Weinberg to head Ludwig Center for Molecular Oncology at MIT
CAMBRIDGE, Mass. - Whitehead Institute Member and MIT professor of biology Robert Weinberg has been named head of a new MIT-based Ludwig Center for Molecular Oncology.
This new center is made possible by a $20 million grant to MIT from the Ludwig Fund, a major philanthropic foundation primarily focused on cancer research. The new center, which will be administered through MIT’s Center for Cancer Research (CCR), will focus on the biology of cancer metastasis.
Weinberg is widely credited as a world leader in cancer genetics. He led the research team that isolated the first cancer-causing oncogene in humans, as well as the first known tumor suppressor gene. His research into the enzyme telomerase yielded insights into the so-called “immortality” of certain cancer cells, and his group was the first to successfully transform normal human cells into cancer cells through genetic manipulation.

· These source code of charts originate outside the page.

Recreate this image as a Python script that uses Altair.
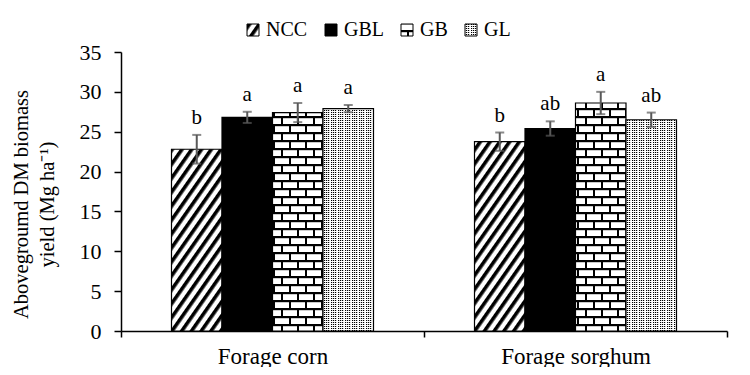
import altair as alt
import pandas as pd
import jinja2

crops = ["Forage corn", "Forage sorghum"]
treatments = ["NCC", "GBL", "GB", "GL"]
corn_mean = [22.8, 26.8, 27.4, 27.9]
corn_err = [1.8, 0.7, 1.2, 0.45]
corn_letters = ["b", "a", "a", "a"]
sorghum_mean = [23.75, 25.4, 28.6, 26.5]
sorghum_err = [1.15, 0.9, 1.4, 0.9]
sorghum_letters = ["b", "ab", "a", "ab"]
y_ticks = [0, 5, 10, 15, 20, 25, 30, 35]
fills = ["url(#p-ncc)", "black", "url(#p-gb)", "url(#p-gl)"]

rows = []
for crop, means, errs, lets in [
    (crops[0], corn_mean, corn_err, corn_letters),
    (crops[1], sorghum_mean, sorghum_err, sorghum_letters),
]:
    for t, m, e, l in zip(treatments, means, errs, lets):
        rows.append(dict(crop=crop, trt=t, mean=m, lo=m - e, hi=m + e, letter=l))
df = pd.DataFrame(rows)

FONT = "Liberation Serif"

x = alt.X(
    "crop:N",
    sort=crops,
    scale=alt.Scale(paddingInner=0, paddingOuter=0),
    axis=alt.Axis(
        title=None, labelAngle=0, tickBand="extent", domainColor="black",
        domainWidth=1.5, tickColor="black", tickWidth=1.5, tickSize=6,
        labelPadding=8, labelFont=FONT, labelFontSize=23, labelColor="black",
    ),
)
xo = alt.XOffset("trt:N", sort=treatments,
                 scale=alt.Scale(paddingOuter=1, paddingInner=0))

y_scale = alt.Scale(domain=[0, 35], nice=False)
y_axis = alt.Axis(
    title=["Abovegroumd DM biomass", "yield (Mg ha\u207b\u00b9)"],
    values=y_ticks, tickCount=8, labelOverlap=False, grid=False, tickSize=7,
    tickWidth=1.5, tickColor="black", domainColor="black", domainWidth=1.5,
    labelPadding=13, labelFont=FONT, labelFontSize=22, labelColor="black",
    titleFont=FONT, titleFontSize=20.5, titleFontWeight="normal",
    titleColor="black", titleX=-94, titleY=152, titleAngle=-90,
    titleAlign="center", titleBaseline="alphabetic", titleLineHeight=26,
)


def yenc(field):
    return alt.Y(field, scale=y_scale, axis=y_axis)


base = alt.Chart(df)

bars = base.mark_bar(stroke="black", strokeWidth=1.2).encode(
    x=x,
    xOffset=xo,
    y=yenc("mean:Q"),
    color=alt.Color(
        "trt:N", sort=treatments,
        scale=alt.Scale(domain=treatments, range=fills),
        legend=alt.Legend(
            title=None, orient="none", legendX=122, legendY=-32,
            direction="horizontal", columns=4, symbolType="square",
            symbolSize=144, symbolStrokeColor="black", symbolStrokeWidth=1,
            labelFont=FONT, labelFontSize=20, labelColor="black",
            labelOffset=3, columnPadding=13, padding=0,
        ),
    ),
)

rule = base.mark_rule(color="#595959", strokeWidth=2).encode(
    x=x, xOffset=xo, y=yenc("lo:Q"), y2="hi:Q"
)
cap_lo = base.mark_tick(color="#595959", thickness=2, size=9, orient="horizontal").encode(
    x=x, xOffset=xo, y=yenc("lo:Q")
)
cap_hi = base.mark_tick(color="#595959", thickness=2, size=9, orient="horizontal").encode(
    x=x, xOffset=xo, y=yenc("hi:Q")
)
letters = base.mark_text(font=FONT, fontSize=21, dy=-11, baseline="alphabetic",
                         color="black").encode(
    x=x, xOffset=xo, y=yenc("hi:Q"), text="letter:N"
)

chart = (
    alt.layer(bars, rule, cap_lo, cap_hi, letters)
    .properties(
        width=606, height=279,
        autosize=alt.AutoSizeParams(type="none"),
        padding={"left": 113, "top": 44, "right": 15, "bottom": 36},
        background="white",
    )
    .configure_view(stroke=None)
)

TEMPLATE = jinja2.Template("""<!DOCTYPE html>
<html>
<head>
<meta charset="utf-8">
<script type="text/javascript" src="{{ base_url }}/vega@{{ vega_version }}"></script>
<script type="text/javascript" src="{{ base_url }}/vega-lite@{{ vegalite_version }}"></script>
<script type="text/javascript" src="{{ base_url }}/vega-embed@{{ vegaembed_version }}"></script>
</head>
<body>
<svg width="0" height="0" style="position:absolute;left:0;top:0" aria-hidden="true">
 <defs>
  <pattern id="p-ncc" patternUnits="userSpaceOnUse" width="8" height="8" patternTransform="rotate(35)">
   <rect width="8" height="8" fill="white"/>
   <rect width="3.6" height="8" fill="black"/>
  </pattern>
  <pattern id="p-gb" patternUnits="userSpaceOnUse" width="16" height="16">
   <rect width="16" height="16" fill="white"/>
   <rect x="0" y="0" width="16" height="2.2" fill="black"/>
   <rect x="0" y="8" width="16" height="2.2" fill="black"/>
   <rect x="0" y="0" width="2" height="8" fill="black"/>
   <rect x="8" y="8" width="2" height="8" fill="black"/>
  </pattern>
  <pattern id="p-gl" patternUnits="userSpaceOnUse" width="7" height="2">
   <rect width="7" height="2" fill="white"/>
   <rect x="0" y="0" width="1.2" height="1" fill="black"/>
   <rect x="2" y="0" width="1.2" height="1" fill="black"/>
   <rect x="4" y="0" width="1.2" height="1" fill="black"/>
  </pattern>
 </defs>
</svg>
<div id="{{ output_div }}"></div>
<script>
  vegaEmbed("#{{ output_div }}", {{ spec }}, {{ embed_options }}).catch(console.error);
</script>
</body>
</html>
""")

chart.save("out.html", embed_options={"renderer": "svg", "actions": False}, template=TEMPLATE)
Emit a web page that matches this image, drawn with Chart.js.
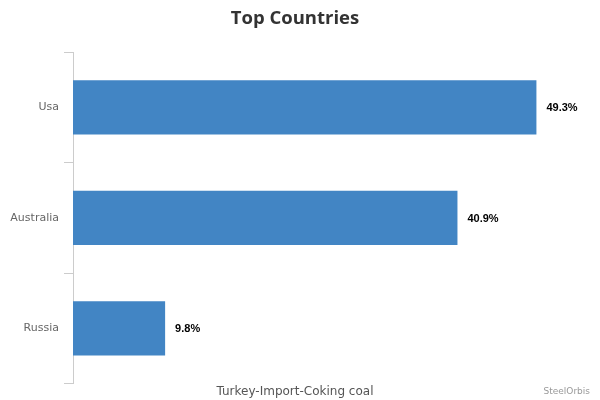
<!DOCTYPE html>
<html>
<head>
<meta charset="utf-8">
<script src="https://cdn.jsdelivr.net/npm/chart.js@4/dist/chart.umd.min.js"></script>
<style>
  html, body { margin: 0; padding: 0; background: #fff; }
  #wrap { width: 600px; height: 400px; position: relative; }
</style>
</head>
<body>
<div id="wrap"><canvas id="c"></canvas></div>
<script>
const categories = ["Usa", "Australia", "Russia"];
const shares = [49.3, 40.9, 9.8];
const titleText = "Top Countries";
const axisTitle = "Turkey-Import-Coking coal";
const creditText = "SteelOrbis";

const labelPlugin = {
  id: 'barLabels',
  afterDatasetsDraw(chart) {
    const ctx = chart.ctx;
    const meta = chart.getDatasetMeta(0);
    ctx.save();
    ctx.font = 'bold 11px "Liberation Sans", Arial, sans-serif';
    ctx.fillStyle = '#000';
    ctx.textAlign = 'left';
    ctx.textBaseline = 'middle';
    meta.data.forEach((bar, i) => {
      ctx.fillText(shares[i].toFixed(1) + '%', bar.x + 10, bar.y + 1);
    });
    ctx.restore();
  },
  afterDraw(chart) {
    const ctx = chart.ctx;
    ctx.save();
    ctx.font = '9px "DejaVu Sans", sans-serif';
    ctx.fillStyle = '#999';
    ctx.textAlign = 'right';
    ctx.textBaseline = 'middle';
    ctx.fillText(creditText, 590, 392);
    ctx.restore();
  }
};

new Chart(document.getElementById('c'), {
  type: 'bar',
  data: {
    labels: categories,
    datasets: [{
      data: shares,
      backgroundColor: '#4285c4',
      borderWidth: 0,
      barPercentage: 0.49,
      categoryPercentage: 1.0
    }]
  },
  options: {
    indexAxis: 'y',
    responsive: true,
    maintainAspectRatio: false,
    animation: false,
    layout: { padding: { left: 0, right: 10, top: 0, bottom: 1 } },
    plugins: {
      legend: { display: false },
      tooltip: { enabled: false },
      title: {
        display: true,
        text: titleText,
        color: '#333',
        font: { family: '"Open Sans", sans-serif', size: 18.5, weight: 'bold' },
        padding: { top: 8, bottom: 22 }
      },
      subtitle: {
        display: true,
        position: 'bottom',
        text: axisTitle,
        color: '#555',
        font: { family: '"DejaVu Sans", sans-serif', size: 12 },
        padding: { top: 1, bottom: 0 }
      }
    },
    scales: {
      x: {
        display: false,
        min: 0,
        max: 55
      },
      y: {
        afterFit(scale) { scale.width = 73; },
        grid: {
          offset: true,
          drawOnChartArea: false,
          drawTicks: true,
          tickLength: 9,
          color: '#ccc'
        },
        border: { display: true, color: '#ccc' },
        ticks: {
          color: '#666',
          padding: 5,
          font: { family: '"DejaVu Sans", sans-serif', size: 11 }
        }
      }
    }
  },
  plugins: [labelPlugin]
});
</script>
</body>
</html>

Recently, Weinberg’s lab has made fundamental discoveries in the mechanisms of metastasis, finding that tumor cells metastasize by awakening a group of dormant genes that are usually active only in early embryogenesis.
Such discoveries are particularly important since roughly 90 percent of cancer deaths occur because of metastasis and not because of the primary tumor.
“The Ludwig Fund’s commitment to support research in metastasis—the most deadly and possibly least understood phase of cancer—is both generous and visionary. And Professor Robert Weinberg, with his history of groundbreaking research in this area, is a superlative choice to head up this effort,” said MIT President Susan Hockfield.
“The Ludwig grant comes to MIT at a particularly auspicious time, because we now have the proper biochemical tools to make rapid inroads in this research area,” commented Weinberg. “The major questions are now ripe for experimentation, and the Ludwig Center at MIT is poised to move ahead quickly.”
The establishment of the Ludwig Center will enable strong synergies between MIT research groups that are addressing the problem of metastasis through different means. “Each research group will bring its own set of experimental tools to a common table,” said Weinberg.
The CCR, founded in 1974, is one of eight National Cancer Institutes designated basic research centers in the country. Tyler Jacks, a former postdoc from the Weinberg lab, is the Center’s director. Aside from Weinberg, Whitehead Members on the CCR faculty include Rudolf Jaenisch, Eric Lander, Susan Lindquist, Harvey Lodish, Paul Matsudaira, Terry Orr-Weaver, David Sabatini, and Richard Young.
The Ludwig Center at MIT is one of six new cancer research centers being established concurrently around the country by the Ludwig Fund, created by billionaire Daniel K. Ludwig, who died in 1992. Ludwig considered cancer to be one of humanity's great challenges, and the majority of his wealth was given over to cancer research.
In addition to MIT, five other institutes will also receive $20 million each. They are Dana-Farber/Harvard, Johns Hopkins, Memorial Sloan-Kettering, Stanford, and the University of Chicago. This total of $120 million is believed to be the largest single gift by a foundation to US cancer research efforts.
The Ludwig Center at MIT will ultimately be located within the new Cancer Research Facility, a new building being planned for the corner of Ames and Main streets on the MIT campus.